Oh yeah, that's one thing to look out for. Some places will not take cards and others will only take one type. This happened to me in La Paloma where the restaurant we went to only took Visa.Edited: 8:09 pm, April 06, 2017
Just to share that although RedBrou charges a smaller fee (100 peso vs 177), I have been having no luck withdrawing cash from their ATM this week. My US card works in Scotia bank and Itau but have to pay the higher 177 fee. Also, max withdrawal limit seems to be 4k (US$137), not 5k (or USD 300) based on what the screen says. Have checked with my US bank and my withdrawal limit is much higher in dollar terms. It doesn't seem like the max is imposed by my US bank. Question: is getting USD easy from the ATM? Do they give you clean notes? I may consider getting more cash in UY as the BsAs forum has some sharing that bank fees have recently increased to ARS 175 ($10) per withdrawal. Thanks.
The maximum withdrawal amounts, whether in Uruguay or elsewhere in the world, are not the same amounts as when you use an ATM from your own bank. I'm surprised of the low 4k you're given. I'm pretty certain withdrawing 8-10k at a time. (My US daily limit is 800 USD)
Unfortunately, the only workaround is to withdraw your max but making several withdrawals, which means more than one ATM fee.

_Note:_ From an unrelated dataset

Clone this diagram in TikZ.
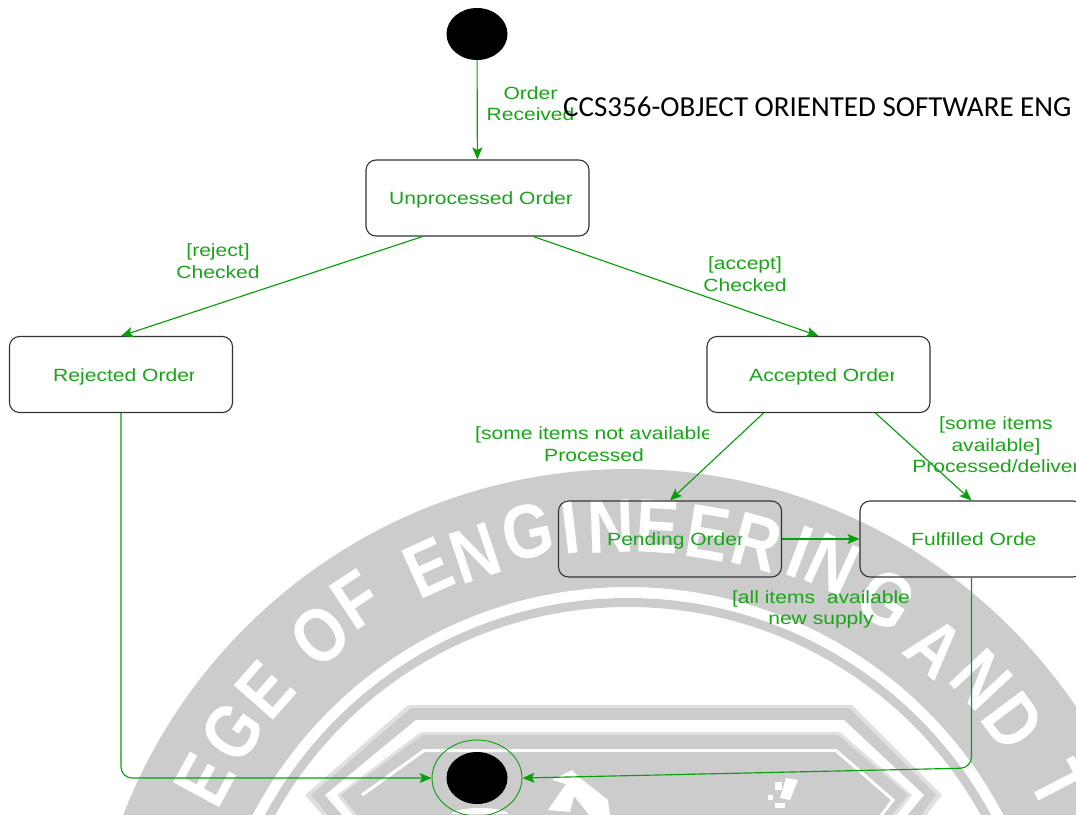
\documentclass[tikz,border=0pt]{standalone}
\usepackage{fontspec}
\setmainfont[FakeStretch=1.19]{Liberation Sans}
\newfontfamily\headfont{Carlito}
\newfontfamily\wmfont[FakeStretch=0.85,BoldFont=Liberation Sans Bold,BoldFeatures={FakeStretch=0.85}]{Liberation Sans}
\usetikzlibrary{arrows.meta,calc,shapes.geometric}
\definecolor{umlgreen}{HTML}{0A9E0A}
\definecolor{umltext}{HTML}{18A518}
\definecolor{wmgrey}{HTML}{CCCCCC}
\definecolor{wmlight}{HTML}{E0E0E0}
\tikzset{
  statebox/.style={draw=black!80,line width=1.1pt,rounded corners=10pt,minimum width=223pt,minimum height=76pt,inner sep=0pt},
  flow/.style={draw=umlgreen,line width=1.15pt,-{Stealth[length=12pt,width=10pt,inset=2.5pt]}},
  lbl/.style={text=umltext,font=\fontsize{17.7}{21.4}\selectfont,align=center,inner sep=0pt},
  statetext/.style={lbl,anchor=west},
  wmletter/.style={text=white,font=\wmfont\bfseries\fontsize{76}{76}\selectfont,inner sep=0pt},
  blackdot/.style={ellipse,fill=black,minimum width=61pt,minimum height=52pt,inner sep=0pt},
}
\begin{document}
\begin{tikzpicture}[x=1pt,y=-1pt]
\clip (0,0) rectangle (1076,814);
% watermark
\fill[wmgrey,even odd rule] (628,1010) circle[radius=541pt] (628,1010) circle[radius=423pt];
\draw[wmgrey,line width=9pt] (628,1010) circle[radius=407.5pt];
\fill[wmlight] (408,705) -- (852,705) -- (942,795) -- (915,830) -- (335,830) -- (305,795) -- cycle;
\fill[wmgrey] (411,708) -- (849,708) -- (936,795) -- (910,830) -- (340,830) -- (311,795) -- cycle;
\fill[white] (416,720) -- (844,720) -- (924,795) -- (895,830) -- (355,830) -- (325,795) -- cycle;
\fill[wmlight] (421,732) -- (840,732) -- (912,795) -- (885,830) -- (365,830) -- (337,795) -- cycle;
\fill[wmgrey] (423,735) -- (838,735) -- (908,795) -- (880,830) -- (370,830) -- (341,795) -- cycle;
\draw[white,line width=3pt] (362,795) -- (424,750.5) -- (836,750.5) -- (893,800) -- (870,830);
\foreach \ch/\px/\py [count=\i] in {E/205/780,G/233/732,E/265/690,O/320/635,F/357/600,E/428/568,N/475/553,G/528/532,I/570/527,N/611/527,E/658/527,E/708/533,R/757/543,I/800/552,N/833/564,G/887/600,A/935/648,N/982/680,D/1013/722,T/1060/785}{
  \pgfmathsetmacro{\ang}{-atan2(\px-628,1010-\py)}
  \node[wmletter,rotate=\ang,name=wm\i] at (\px,\py) {\ch};
}
\fill[white] (548,810) -- (566,784) -- (552,780) -- (572,770) -- (580,778) -- (608,800) -- (610,816) -- (590,816) -- (574,796) -- (570,812) -- cycle;
\fill[white] (775,782) rectangle (782,790);
\fill[white] (786,778) -- (798,780) -- (790,800) -- (780,798) -- cycle;
\fill[white] (768,795) rectangle (773,800);
\fill[white] (775,803) rectangle (785,808);
\fill[white] (452,814) arc[start angle=180,end angle=0,x radius=28pt,y radius=6pt] -- cycle;
% states
\node[blackdot] (start) at (477,34) {};
\node[statebox] (unproc) at (477.5,198) {};
\node[statebox] (rej) at (121,374.5) {};
\node[statebox] (acc) at (818.5,374.5) {};
\node[statebox] (pend) at (670,539) {};
\node[statebox] (ful) at (971.5,539) {};
\node[draw=umlgreen,line width=0.9pt,ellipse,minimum width=90pt,minimum height=76pt,inner sep=0pt] (final) at (477,778) {};
\node[blackdot] (finaldot) at (477,778) {};
\coordinate (fulturn) at (971.5,768);
% state names
\begin{scope}\clip (360,150) rectangle (571,240);
\node[statetext] (tunproc) at (389,199.5) {Unprocessed Order};\end{scope}
\begin{scope}\clip (0,330) rectangle (193,420);
\node[statetext] (trej) at (53,376.5) {Rejected Order};\end{scope}
\begin{scope}\clip (700,330) rectangle (893,420);
\node[statetext] (tacc) at (749,376.5) {Accepted Order};\end{scope}
\begin{scope}\clip (550,495) rectangle (741,585);
\node[statetext] (tpend) at (607,540.5) {Pending Order};\end{scope}
\node[statetext] (tful) at (911,539) {Fulfilled Orde};
% connectors
\draw[flow] (start) -- (unproc);
\draw[flow] ([xshift=-55pt]unproc.south) -- (rej.north);
\draw[flow] ([xshift=56pt]unproc.south) -- (acc.north);
\draw[flow] ([xshift=-55pt]acc.south) -- (pend.north);
\draw[flow] ([xshift=57pt]acc.south) -- (ful.north);
\draw[flow] (pend) -- (ful);
\draw[flow,rounded corners=11pt] (rej.south) |- (final.west);
\draw[flow,rounded corners=11pt] (ful.south) -- (fulturn) -- (final.east);
% labels
\node[lbl] (lorder) at (530.5,103.5) {Order\\Received};
\node[lbl] (lrej) at (218,261) {[reject]\\Checked};
\node[lbl] (lacc) at (745,274) {[accept]\\Checked};
\begin{scope}\clip (460,420) rectangle (708,470);
\node[lbl] (lsome) at (594,444) {[some items not available\\Processed};\end{scope}
\node[lbl] (lavail) at (996,445) {[some items\\available]\\Processed/deliver};
\node[lbl] (lall) at (821,609.5) {[all items\ \ available\\new supply};
\node[text=black,font=\headfont\fontsize{29}{32}\selectfont,anchor=west,inner sep=0pt] (head) at (563,107) {CCS356-OBJECT ORIENTED SOFTWARE ENG};
\end{tikzpicture}
\end{document}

"Question: is getting USD easy from the ATM? Do they give you clean notes?"
It's as easy as withdrawing pesos. You may actually be able to get more in one transaction in USD than in pesos. However, note that there would still be a foreign exchange transaction fee (if any imposed by your bank) as well as the ATM fee.
As to how clean are the notes, sorry, I don't remember. I've taken USD many times but since I use them either in Uruguay or the US, never had a problems with them being rejected like in Chile or Argentina.

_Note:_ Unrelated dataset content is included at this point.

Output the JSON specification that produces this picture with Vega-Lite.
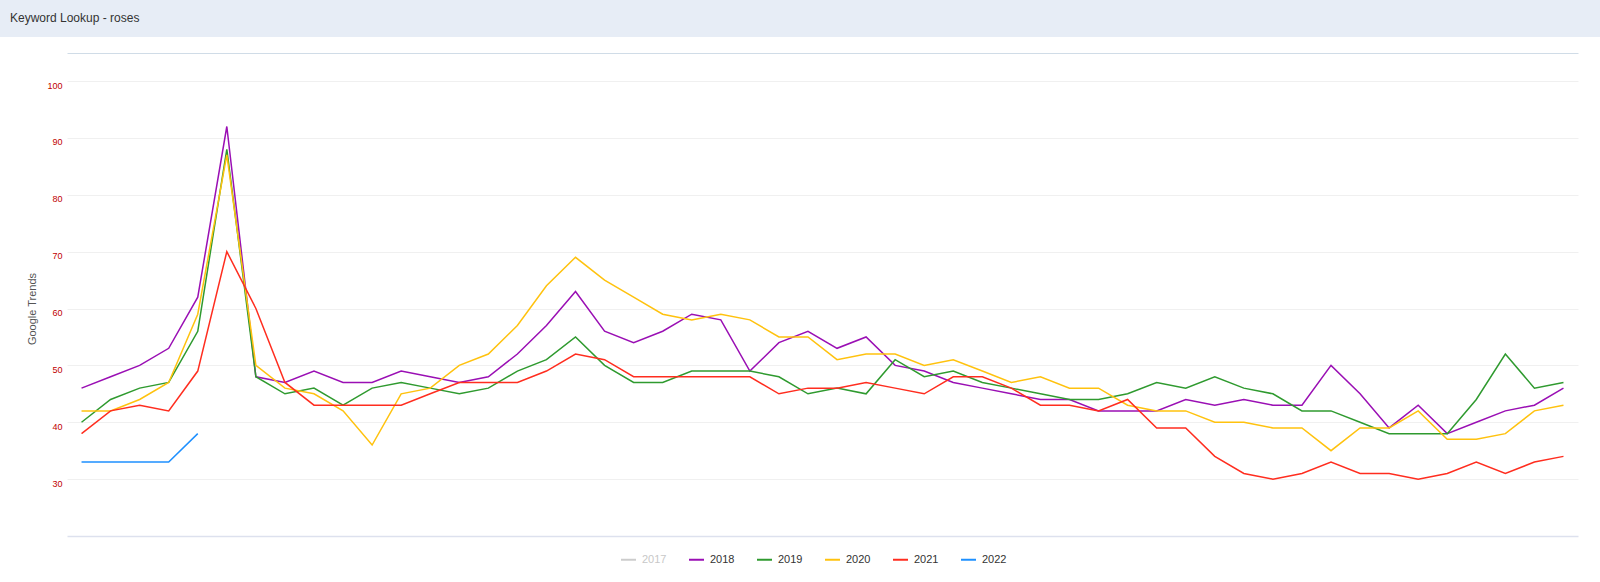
{
  "$schema": "https://vega.github.io/schema/vega-lite/v6.json",
  "background": "white",
  "padding": 0,
  "autosize": {"type": "pad"},
  "spacing": 0,
  "config": {"font": "Liberation Sans", "view": {"stroke": null}},
  "vconcat": [
    {
      "width": 1600,
      "height": 37,
      "view": {"fill": "#e7edf6", "stroke": null},
      "title": {"text": "Keyword Lookup - roses", "anchor": "start", "frame": "group", "orient": "top", "offset": 0, "dx": 10, "dy": 25, "fontSize": 12, "fontWeight": "normal", "color": "#333333", "font": "Liberation Sans"},
      "data": {"values": [{}]},
      "mark": {"type": "point", "opacity": 0},
      "encoding": {}
    },
    {
      "width": 1600,
      "height": 545,
      "view": {"fill": "white", "stroke": null},
      "data": {"values": [
        {"week": 1, "2018": 46, "2019": 40, "2020": 42, "2021": 38, "2022": 33},
        {"week": 2, "2018": 48, "2019": 44, "2020": 42, "2021": 42, "2022": 33},
        {"week": 3, "2018": 50, "2019": 46, "2020": 44, "2021": 43, "2022": 33},
        {"week": 4, "2018": 53, "2019": 47, "2020": 47, "2021": 42, "2022": 33},
        {"week": 5, "2018": 62, "2019": 56, "2020": 59, "2021": 49, "2022": 38},
        {"week": 6, "2018": 92, "2019": 88, "2020": 87, "2021": 70},
        {"week": 7, "2018": 48, "2019": 48, "2020": 50, "2021": 60},
        {"week": 8, "2018": 47, "2019": 45, "2020": 46, "2021": 47},
        {"week": 9, "2018": 49, "2019": 46, "2020": 45, "2021": 43},
        {"week": 10, "2018": 47, "2019": 43, "2020": 42, "2021": 43},
        {"week": 11, "2018": 47, "2019": 46, "2020": 36, "2021": 43},
        {"week": 12, "2018": 49, "2019": 47, "2020": 45, "2021": 43},
        {"week": 13, "2018": 48, "2019": 46, "2020": 46, "2021": 45},
        {"week": 14, "2018": 47, "2019": 45, "2020": 50, "2021": 47},
        {"week": 15, "2018": 48, "2019": 46, "2020": 52, "2021": 47},
        {"week": 16, "2018": 52, "2019": 49, "2020": 57, "2021": 47},
        {"week": 17, "2018": 57, "2019": 51, "2020": 64, "2021": 49},
        {"week": 18, "2018": 63, "2019": 55, "2020": 69, "2021": 52},
        {"week": 19, "2018": 56, "2019": 50, "2020": 65, "2021": 51},
        {"week": 20, "2018": 54, "2019": 47, "2020": 62, "2021": 48},
        {"week": 21, "2018": 56, "2019": 47, "2020": 59, "2021": 48},
        {"week": 22, "2018": 59, "2019": 49, "2020": 58, "2021": 48},
        {"week": 23, "2018": 58, "2019": 49, "2020": 59, "2021": 48},
        {"week": 24, "2018": 49, "2019": 49, "2020": 58, "2021": 48},
        {"week": 25, "2018": 54, "2019": 48, "2020": 55, "2021": 45},
        {"week": 26, "2018": 56, "2019": 45, "2020": 55, "2021": 46},
        {"week": 27, "2018": 53, "2019": 46, "2020": 51, "2021": 46},
        {"week": 28, "2018": 55, "2019": 45, "2020": 52, "2021": 47},
        {"week": 29, "2018": 50, "2019": 51, "2020": 52, "2021": 46},
        {"week": 30, "2018": 49, "2019": 48, "2020": 50, "2021": 45},
        {"week": 31, "2018": 47, "2019": 49, "2020": 51, "2021": 48},
        {"week": 32, "2018": 46, "2019": 47, "2020": 49, "2021": 48},
        {"week": 33, "2018": 45, "2019": 46, "2020": 47, "2021": 46},
        {"week": 34, "2018": 44, "2019": 45, "2020": 48, "2021": 43},
        {"week": 35, "2018": 44, "2019": 44, "2020": 46, "2021": 43},
        {"week": 36, "2018": 42, "2019": 44, "2020": 46, "2021": 42},
        {"week": 37, "2018": 42, "2019": 45, "2020": 43, "2021": 44},
        {"week": 38, "2018": 42, "2019": 47, "2020": 42, "2021": 39},
        {"week": 39, "2018": 44, "2019": 46, "2020": 42, "2021": 39},
        {"week": 40, "2018": 43, "2019": 48, "2020": 40, "2021": 34},
        {"week": 41, "2018": 44, "2019": 46, "2020": 40, "2021": 31},
        {"week": 42, "2018": 43, "2019": 45, "2020": 39, "2021": 30},
        {"week": 43, "2018": 43, "2019": 42, "2020": 39, "2021": 31},
        {"week": 44, "2018": 50, "2019": 42, "2020": 35, "2021": 33},
        {"week": 45, "2018": 45, "2019": 40, "2020": 39, "2021": 31},
        {"week": 46, "2018": 39, "2019": 38, "2020": 39, "2021": 31},
        {"week": 47, "2018": 43, "2019": 38, "2020": 42, "2021": 30},
        {"week": 48, "2018": 38, "2019": 38, "2020": 37, "2021": 31},
        {"week": 49, "2018": 40, "2019": 44, "2020": 37, "2021": 33},
        {"week": 50, "2018": 42, "2019": 52, "2020": 38, "2021": 31},
        {"week": 51, "2018": 43, "2019": 46, "2020": 42, "2021": 33},
        {"week": 52, "2018": 46, "2019": 47, "2020": 43, "2021": 34}
      ]},
      "transform": [
        {"fold": ["2018", "2019", "2020", "2021", "2022"], "as": ["year", "value"]},
        {"filter": "datum.value != null"}
      ],
      "layer": [
        {
          "mark": {"type": "line", "strokeWidth": 1.5},
          "encoding": {
            "x": {
              "field": "week", "type": "ordinal",
              "scale": {"type": "point", "range": [67, 1578], "padding": 0.5},
              "axis": {"orient": "bottom", "offset": -46, "labels": false, "ticks": false, "title": null, "grid": false, "domainColor": "#dde1ee", "domainWidth": 1.5}
            },
            "y": {
              "field": "value", "type": "quantitative",
              "scale": {"domain": [20, 100], "range": [499, 44], "nice": false, "zero": false},
              "axis": {
                "orient": "left", "offset": -67, "values": [30, 40, 50, 60, 70, 80, 90, 100],
                "domain": false, "ticks": false, "grid": true, "gridColor": "#f0f0f0", "gridWidth": 1,
                "labelColor": "#c00000", "labelFontSize": 9, "labelFont": "Liberation Sans", "labelPadding": 5, "labelBaseline": "middle", "labelOffset": 4,
                "title": "Google Trends", "titleColor": "#555555", "titleFontSize": 11, "titleFontWeight": "normal", "titleFont": "Liberation Sans", "titlePadding": 9
              }
            },
            "color": {
              "field": "year", "type": "nominal",
              "scale": {"domain": ["2017", "2018", "2019", "2020", "2021", "2022"], "range": ["#cccccc", "#9a0fb4", "#2f9a2f", "#ffc20e", "#ff2d1f", "#1e90ff"]},
              "legend": {
                "orient": "none", "legendX": 620, "legendY": 551, "direction": "horizontal", "title": null,
                "symbolType": "stroke", "symbolSize": 225, "symbolStrokeWidth": 2,
                "labelFontSize": 11, "labelFont": "Liberation Sans", "labelColor": "#333333", "labelOffset": 5,
                "columnPadding": 18, "padding": 0,
                "encode": {"labels": {"update": {"fill": {"signal": "datum.label === '2017' ? '#c8c8c8' : '#333333'"}}}}
              }
            }
          }
        },
        {
          "mark": {"type": "line", "opacity": 0},
          "encoding": {
            "x": {"field": "week", "type": "ordinal", "axis": {"orient": "top", "offset": -16, "labels": false, "ticks": false, "title": null, "grid": false, "domainColor": "#d0dce7", "domainWidth": 1}}
          }
        }
      ]
    }
  ]
}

If you decide to take out USD and the notes are not clean, you can always go to a bank or an exchange house and ask them to do you the favor of exchanging them for newer bills.
Why can't you not withdraw from BROU? Is it rejecting your PIN ? I sort of remember that BROU machines have an option at the start, whether you need to choose USD or pesos account, and one works, while the other doesn't for US checking accounts. (Note that this is not related to the currency of withdrawal, but to your selecting your type of checking account--USD or pesos--even though we don't have a peso account anywhere).
Thank you for the advice. I just went to BROU and tried opting both USD and peso account to withdraw, and withdraw USD. I tried from $500, then $400, then $300 and finally $200. At one point it says $5 fee (Not the same 100 peso fee if opting for peso withdrawal). Thought it would go but in the end, it says transaction cannot be processed. I then went to Scotia bank to try USD withdrawal. $300 is the max but I could only withdraw $200. With a $6 fee. But one can withdraw more than once. All these trials and errors only show that the banks may have deliberately lowered the withdrawal limit to earn more fees from visitors. It is no fun to keep trying while seeing many in queue waiting for me to finish.
One good news, the dollars spinned out are crisp and clean, exactly the way the Argentines will be willing to do exchange when we head back.
Fees are indeed outrageous ! I made a mistake in one of my last trips, and instead of asking for 3000 pesos, I asked for 300 pesos, and ended up paying 180 pesos in fees.
In my case, my US credit union reimburses me for the first five ATM monthly fees but not from Uruguay (or other Latin American countries) where banks don't disclose the fees separately but lump it together with cash withdrawn.
Now I take 400-500 USD cash with me, and pay for everything else with my credit card. I ends up being better, since the foreign exchange fee that VISA uses is almost always a higher rate than what I get for exchanging dollar bills in a 'casa de cambio'.
Best to pre- arrange transport from MVD airport into town or show up with UYU pesos in hand. Airport cam bios give a terrible rate. As of today, should be 29-30 and we got 23,75.... but we needed cash for a bus or shuttle as the taxi was $65 US due to 25 km distance. Lesson learned!
as fas as I remember, USD withdrawal limit is $300. You. And withdraw as many times as needed to get to your own banks maximum daily withdrawal, but of course, your get to pay more than one ATM fee.